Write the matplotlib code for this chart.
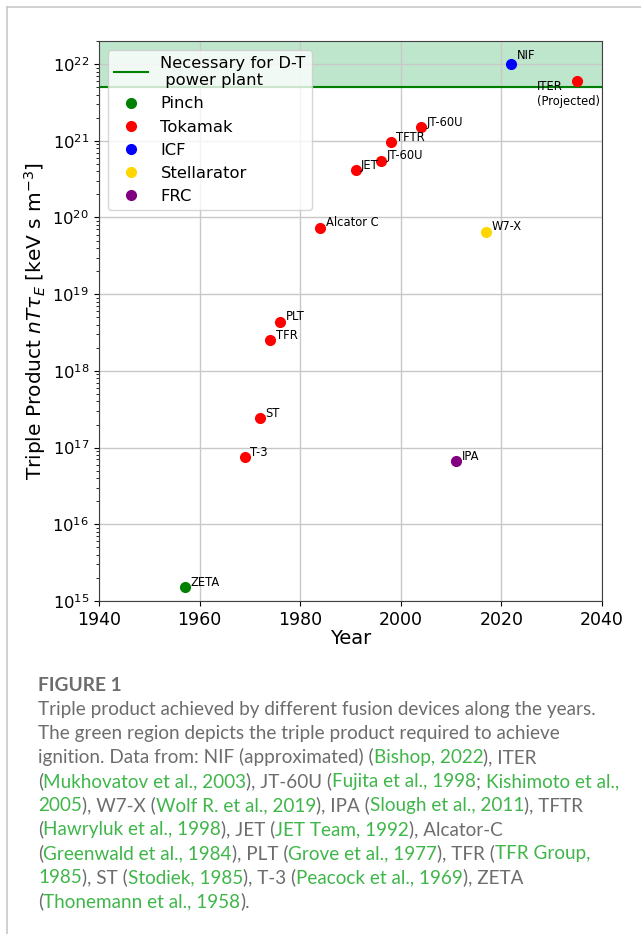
import matplotlib
matplotlib.use("Agg")
import matplotlib.pyplot as plt
import numpy as np

# data
pinch_year = [1957]
pinch_val = [1.5e15]
tok_names = ['T-3', 'ST', 'TFR', 'PLT', 'Alcator C', 'JET', 'JT-60U', 'TFTR', 'JT-60U', 'ITER\n(Projected)']
tok_year = [1969, 1972, 1974, 1976, 1984, 1991, 1996, 1998, 2004, 2035]
tok_val = [7.5e16, 2.4e17, 2.5e18, 4.4e18, 7.4e19, 4.1e20, 5.5e20, 9.5e20, 1.5e21, 6.0e21]
icf_year = [2022]
icf_val = [1.0e22]
stel_year = [2017]
stel_val = [6.5e19]
frc_year = [2011]
frc_val = [6.7e16]
dt_limit = 5e21

fig = plt.figure(figsize=(6.41, 9.34), dpi=100)
ax = fig.add_axes([99/641, 1-601/934, 503/641, 560/934])

ax.fill_between([1940, 2040], dt_limit, 2e22, color='#bee6cc', zorder=0)
ax.axhline(dt_limit, color='green', lw=1.5, label='Necessary for D-T\n power plant', zorder=1)

ms = 7
ax.plot(pinch_year, pinch_val, 'o', color='green', ms=ms, ls='none', label='Pinch', zorder=3)
ax.plot(tok_year, tok_val, 'o', color='red', ms=ms, ls='none', label='Tokamak', zorder=3)
ax.plot(icf_year, icf_val, 'o', color='blue', ms=ms, ls='none', label='ICF', zorder=3)
ax.plot(stel_year, stel_val, 'o', color='gold', ms=ms, ls='none', label='Stellarator', zorder=3)
ax.plot(frc_year, frc_val, 'o', color='purple', ms=ms, ls='none', label='FRC', zorder=3)

fs = 8.3
ax.annotate('ZETA', (pinch_year[0], pinch_val[0]), xytext=(4, 1), textcoords='offset points', fontsize=fs)
for n, xx, yy in zip(tok_names, tok_year, tok_val):
    if n.startswith('ITER'):
        ax.annotate(n, (xx, yy), xytext=(-29, -17), textcoords='offset points', fontsize=fs)
    else:
        ax.annotate(n, (xx, yy), xytext=(4, 1), textcoords='offset points', fontsize=fs)
ax.annotate('NIF', (icf_year[0], icf_val[0]), xytext=(4, 4), textcoords='offset points', fontsize=fs)
ax.annotate('W7-X', (stel_year[0], stel_val[0]), xytext=(4, 1), textcoords='offset points', fontsize=fs)
ax.annotate('IPA', (frc_year[0], frc_val[0]), xytext=(4, 1), textcoords='offset points', fontsize=fs)

ax.set_yscale('log')
ax.set_xlim(1940, 2040)
ax.set_ylim(1e15, 2e22)
ax.set_xticks([1940, 1960, 1980, 2000, 2020, 2040])
ax.grid(True, color='#c8c8c8', lw=1)
ax.set_axisbelow(True)
ax.tick_params(axis='x', labelsize=12.5)
ax.tick_params(axis='y', labelsize=11.8)
ax.set_xlabel('Year', fontsize=14, labelpad=0)
ax.set_ylabel(r'Triple Product $nT\tau_E$ [keV s m$^{-3}$]', fontsize=14.5, labelpad=3)
for s in ax.spines.values():
    s.set_color('#404040')
ax.legend(loc='upper left', fontsize=11.8, handlelength=2.1, handletextpad=0.75, borderpad=0.35,
          borderaxespad=0.55, framealpha=0.8, labelspacing=0.5)

# page frame
fig.add_artist(plt.Line2D([6.5/641, 6.5/641], [0, 1-7/934], color='#c8c8c8', lw=1.2))
fig.add_artist(plt.Line2D([6.5/641, 1], [1-7/934, 1-7/934], color='#c8c8c8', lw=1.2))

# caption
cap = fig.add_axes([0, 0, 1, 1])
cap.axis('off')
cap.set_xlim(0, 641)
cap.set_ylim(934, 0)
grey = '#6d6d6d'
green = '#3fb64a'
cfont = 'Lato'
cfs = 13.6
cap.text(38, 691, 'FIGURE 1', fontsize=13.8, fontweight='bold', color=grey, family=cfont)

lines = [
    [('Triple product achieved by different fusion devices along the years.', 0)],
    [('The green region depicts the triple product required to achieve', 0)],
    [('ignition. Data from: NIF (approximated) (', 0), ('Bishop, 2022', 1), ('), ITER', 0)],
    [('(', 0), ('Mukhovatov et al., 2003', 1), ('), JT-60U (', 0), ('Fujita et al., 1998', 1), ('; ', 0),
     ('Kishimoto et al.,', 1)],
    [('2005', 1), ('), W7-X (', 0), ('Wolf R. et al., 2019', 1), ('), IPA (', 0), ('Slough et al., 2011', 1),
     ('), TFTR', 0)],
    [('(', 0), ('Hawryluk et al., 1998', 1), ('), JET (', 0), ('JET Team, 1992', 1), ('), Alcator-C', 0)],
    [('(', 0), ('Greenwald et al., 1984', 1), ('), PLT (', 0), ('Grove et al., 1977', 1), ('), TFR (', 0),
     ('TFR Group,', 1)],
    [('1985', 1), ('), ST (', 0), ('Stodiek, 1985', 1), ('), T-3 (', 0), ('Peacock et al., 1969', 1),
     ('), ZETA', 0)],
    [('(', 0), ('Thonemann et al., 1958', 1), (').', 0)],
]
y0 = 718
for i, parts in enumerate(lines):
    y = y0 + i * 24
    t = cap.text(38, y, parts[0][0], fontsize=cfs, color=[grey, green][parts[0][1]], family=cfont, va='bottom')
    for s, c in parts[1:]:
        t = cap.annotate(s, xy=(1, 0), xycoords=t, fontsize=cfs, color=[grey, green][c], family=cfont,
                         va='bottom', ha='left')

fig.savefig('out.png', dpi=100)
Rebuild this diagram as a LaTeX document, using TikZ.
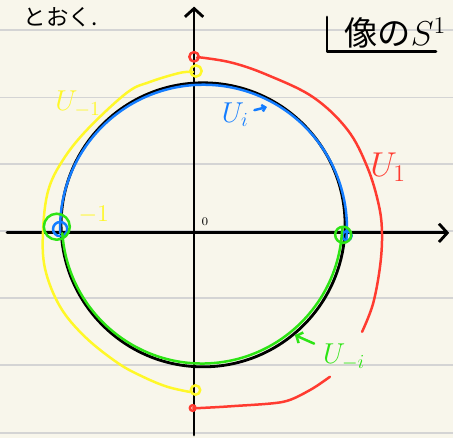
\documentclass[tikz,border=0pt]{standalone}
\usepackage{fontspec}
\newfontfamily\jpfont{Noto Sans CJK JP}
\usepackage{tikz}
\usetikzlibrary{arrows.meta,positioning,calc}
\definecolor{paper}{RGB}{248,246,235}
\definecolor{rulegray}{RGB}{212,212,212}
\definecolor{penred}{RGB}{255,59,48}
\definecolor{penyellow}{RGB}{255,248,40}
\definecolor{penblue}{RGB}{20,125,255}
\definecolor{pengreen}{RGB}{45,228,20}

\begin{document}
\begin{tikzpicture}[line cap=round, line join=round,
        ink/.style={line width=1.7pt, black},
        pen/.style={line width=1.5pt},
        tip/.style={-{Straight Barb[length=5pt,width=11pt]}}]
        \useasboundingbox (-4.1,-4.33) rectangle (5.47,4.92);
        \fill[paper] (-4.1,-4.33) rectangle (5.47,4.92);
        \foreach \y in {4.28, 2.86, 1.45, 0.03, -1.38, -2.80, -4.22} {
            \draw[rulegray, line width=1.2pt] (-4.1,\y) -- (5.47,\y);
        }
        
        \draw[ink, tip] (-3.95,0) -- (5.39,0);
        \draw[ink, tip] (0,-4.27) -- (0,4.78);
        \draw[ink] (0.19,0.17) circle (3);
        
        \draw[pen, penred] plot[smooth, tension=0.6] coordinates {(0.06,3.70) (0.19,3.70) (0.82,3.59) (1.54,3.34) (2.51,2.87) (3.24,2.18) (3.66,1.39) (3.90,0.60) (3.97,0) (3.93,-0.70) (3.78,-1.50) (3.55,-2.09)};
        \draw[pen, penred] plot[smooth, tension=0.5] coordinates {(2.87,-3.04) (2.45,-3.32) (1.88,-3.57) (0.82,-3.66) (0.13,-3.70) (-0.02,-3.70)};
        \draw[pen, penred] (0,3.72) circle (0.1);
        \draw[pen, penred] (-0.03,-3.70) circle (0.06);
        
        \draw[pen, penyellow] plot[smooth, tension=0.6] coordinates {(-0.02,3.40) (-0.30,3.38) (-0.93,3.19) (-1.42,2.96) (-2.26,2.18) (-2.77,1.54) (-3.08,0.90) (-3.19,0.06) (-3.15,-0.75) (-2.83,-1.56) (-2.30,-2.20) (-1.61,-2.75) (-1.08,-3.04) (-0.57,-3.25) (-0.09,-3.36)};
        \draw[pen, penyellow] (0.04,3.42) circle (0.12);
        \draw[pen, penyellow] (0.03,-3.32) circle (0.1);
        
        \draw[pen, penblue] (0.2,0.1) ++(182:3.03) arc[start angle=182, end angle=-4, radius=3.03];
        \draw[pen, penblue] (-2.83,0.08) circle (0.15);
        \draw[pen, penblue] (3.23,-0.06) circle (0.1);
        
        \draw[pen, pengreen] (0.17,0.2) ++(184:2.96) arc[start angle=184, end angle=358, radius=2.96];
        \draw[pen, pengreen] (-2.90,0.13) circle (0.275);
        \draw[pen, pengreen] (3.15,-0.04) circle (0.17);
        
        \node[penred, font=\huge] (u1) at (4.10,1.39) {$U_1$};
        \node[penyellow, font=\LARGE] (um1) at (-2.45,2.72) {$U_{-1}$};
        \node[penblue, font=\LARGE] (ui) at (0.87,2.49) {$U_i$};
        \node[pengreen, font=\LARGE] (umi) at (3.17,-2.62) {$U_{-i}$};
        \node[penyellow, font=\Large] (m1) at (-2.12,0.38) {$-1$};
        \node[font=\scriptsize] (o) at (0.23,0.23) {$0$};
        \node[anchor=west, font=\jpfont\fontsize{13.5}{13.5}\selectfont] (far) at (-3.72,4.55) {とおく.};
        \node[anchor=west, font=\jpfont\fontsize{20}{20}\selectfont] (img) at (3.05,4.22) {像の$S^1$};
        \draw[ink] (2.81,4.56) |- (5.11,3.83);
        
        \coordinate (ui-tip) at (1.54,2.66);
        \coordinate (umi-tip) at (2.13,-2.16);
        \draw[pen, penblue, -{Straight Barb[length=2pt,width=4pt]}] (ui) -- (ui-tip);
        \draw[pen, pengreen, -{Straight Barb[length=3pt,width=7pt]}, shorten <=2pt] (umi) -- (umi-tip);
    \end{tikzpicture}
\end{document}
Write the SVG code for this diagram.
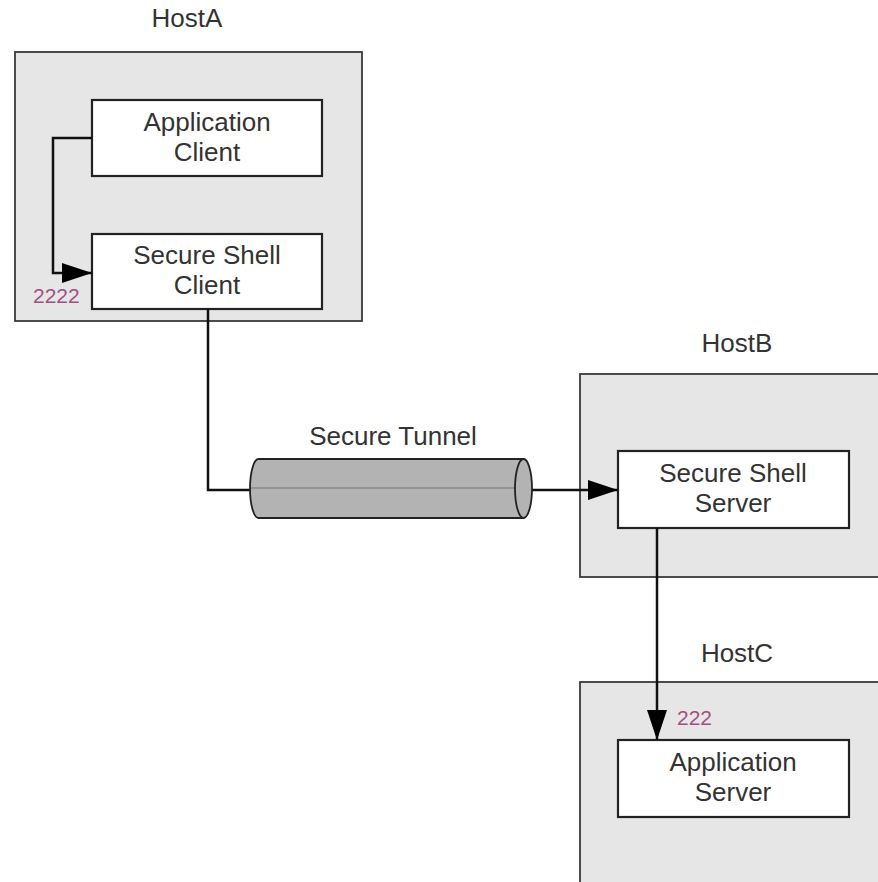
<svg xmlns="http://www.w3.org/2000/svg" width="878" height="882" viewBox="0 0 878 882">
<style>
.host{fill:#e6e6e6;stroke:#3a3a3a;stroke-width:1.8}
.box{fill:#ffffff;stroke:#222;stroke-width:2.2}
.lbl{font-family:"Liberation Sans",Arial,sans-serif;font-size:26px;fill:#333;text-anchor:middle}
.port{font-family:"Liberation Sans",Arial,sans-serif;font-size:21px;fill:#a0507f}
.conn{fill:none;stroke:#111;stroke-width:2.5}
</style>
<defs>
<marker id="arr" markerUnits="userSpaceOnUse" markerWidth="32" markerHeight="22" refX="30" refY="10" orient="auto">
<path d="M0,0 L30,10 L0,20 Z" fill="#000"/>
</marker>
</defs>
<rect width="878" height="882" fill="#fff"/>
<g id="hostA">
<rect class="host" x="15" y="52" width="347" height="269"/>
<text class="lbl" x="187" y="27">HostA</text>
</g>
<g id="hostB">
<rect class="host" x="580" y="374" width="310" height="203"/>
<text class="lbl" x="737" y="352">HostB</text>
</g>
<g id="hostC">
<rect class="host" x="580" y="682" width="310" height="220"/>
<text class="lbl" x="737" y="662">HostC</text>
</g>
<g id="appClient">
<rect class="box" x="92" y="100" width="230" height="76"/>
<text class="lbl" x="207" y="131">Application</text>
<text class="lbl" x="207" y="161">Client</text>
</g>
<g id="sshClient">
<rect class="box" x="92" y="234" width="230" height="75"/>
<text class="lbl" x="207" y="264">Secure Shell</text>
<text class="lbl" x="207" y="294">Client</text>
</g>
<g id="sshServer">
<rect class="box" x="618" y="451" width="231" height="77"/>
<text class="lbl" x="733" y="482">Secure Shell</text>
<text class="lbl" x="733" y="512">Server</text>
</g>
<g id="appServer">
<rect class="box" x="618" y="740" width="231" height="77"/>
<text class="lbl" x="733" y="771">Application</text>
<text class="lbl" x="733" y="801">Server</text>
</g>
<g id="connectors">
<path class="conn" d="M92,138 H53 V273 H92" marker-end="url(#arr)"/>
<path class="conn" d="M208,309 V490 H251"/>
<path class="conn" d="M532,490 H618" marker-end="url(#arr)"/>
<path class="conn" d="M657,528 V740" marker-end="url(#arr)"/>
<text class="port" x="33" y="303">2222</text>
<text class="port" x="677" y="725">222</text>
</g>
<g id="tunnel">
<path d="M258.5,459 H523.5 V518 H258.5 A8.5,29.5 0 0 1 258.5,459 Z" fill="#b3b3b3" stroke="#222" stroke-width="1.8"/>
<line x1="251" y1="488" x2="532" y2="488" stroke="#8a8a8a" stroke-width="1.5"/>
<ellipse cx="523.5" cy="488.5" rx="8.5" ry="29.5" fill="#b3b3b3" stroke="#222" stroke-width="1.8"/>
<text class="lbl" x="393" y="445">Secure Tunnel</text>
</g>
</svg>
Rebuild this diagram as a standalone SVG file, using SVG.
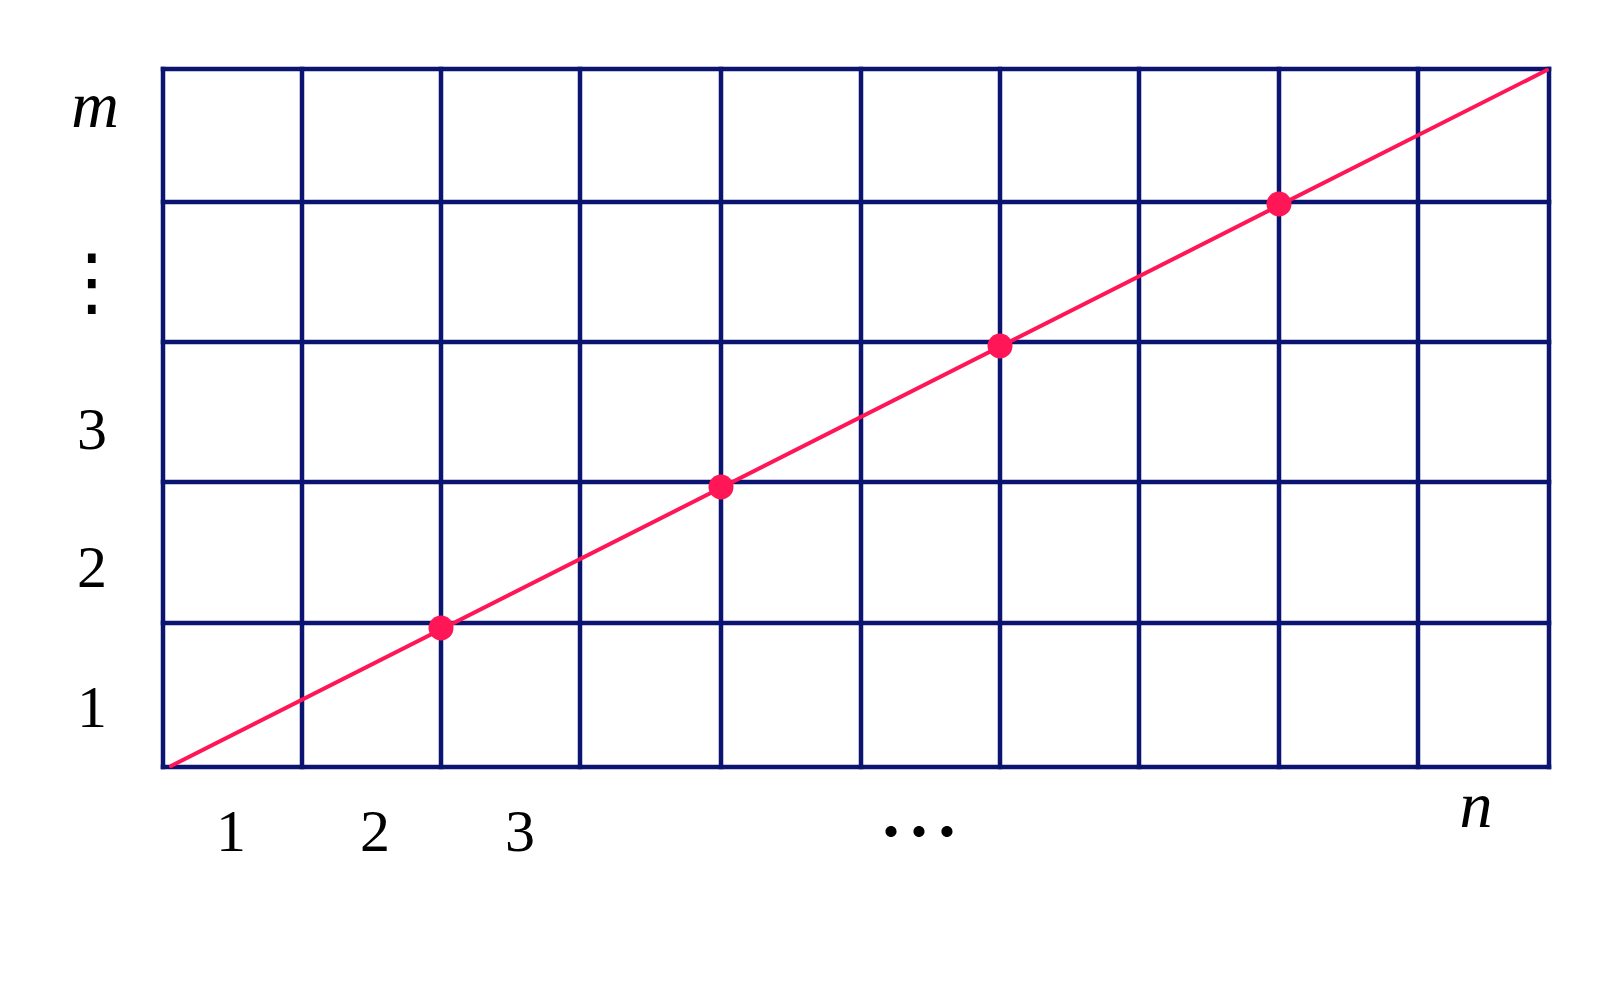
◆ ◆ ◆ ◆ ◆ ◆ ◆
» **PROBLEM TO SOLVE**: Pictures should be left out. Retype only the run of lines from the line containing "Rebuild this diagram as a LaTeX" to the line containing "(0.19,0.17) circle (3);", inclusive.

» **SOLUTION FOR THIS PROBLEM**:
Rebuild this diagram as a LaTeX document, using TikZ.
\documentclass[tikz,border=0pt]{standalone}
\usepackage{fontspec}
\newfontfamily\jpfont{Noto Sans CJK JP}
\usepackage{tikz}
\usetikzlibrary{arrows.meta,positioning,calc}
\definecolor{paper}{RGB}{248,246,235}
\definecolor{rulegray}{RGB}{212,212,212}
\definecolor{penred}{RGB}{255,59,48}
\definecolor{penyellow}{RGB}{255,248,40}
\definecolor{penblue}{RGB}{20,125,255}
\definecolor{pengreen}{RGB}{45,228,20}

\begin{document}
\begin{tikzpicture}[line cap=round, line join=round,
        ink/.style={line width=1.7pt, black},
        pen/.style={line width=1.5pt},
        tip/.style={-{Straight Barb[length=5pt,width=11pt]}}]
        \useasboundingbox (-4.1,-4.33) rectangle (5.47,4.92);
        \fill[paper] (-4.1,-4.33) rectangle (5.47,4.92);
        \foreach \y in {4.28, 2.86, 1.45, 0.03, -1.38, -2.80, -4.22} {
            \draw[rulegray, line width=1.2pt] (-4.1,\y) -- (5.47,\y);
        }
        
        \draw[ink, tip] (-3.95,0) -- (5.39,0);
        \draw[ink, tip] (0,-4.27) -- (0,4.78);
        \draw[ink] (0.19,0.17) circle (3);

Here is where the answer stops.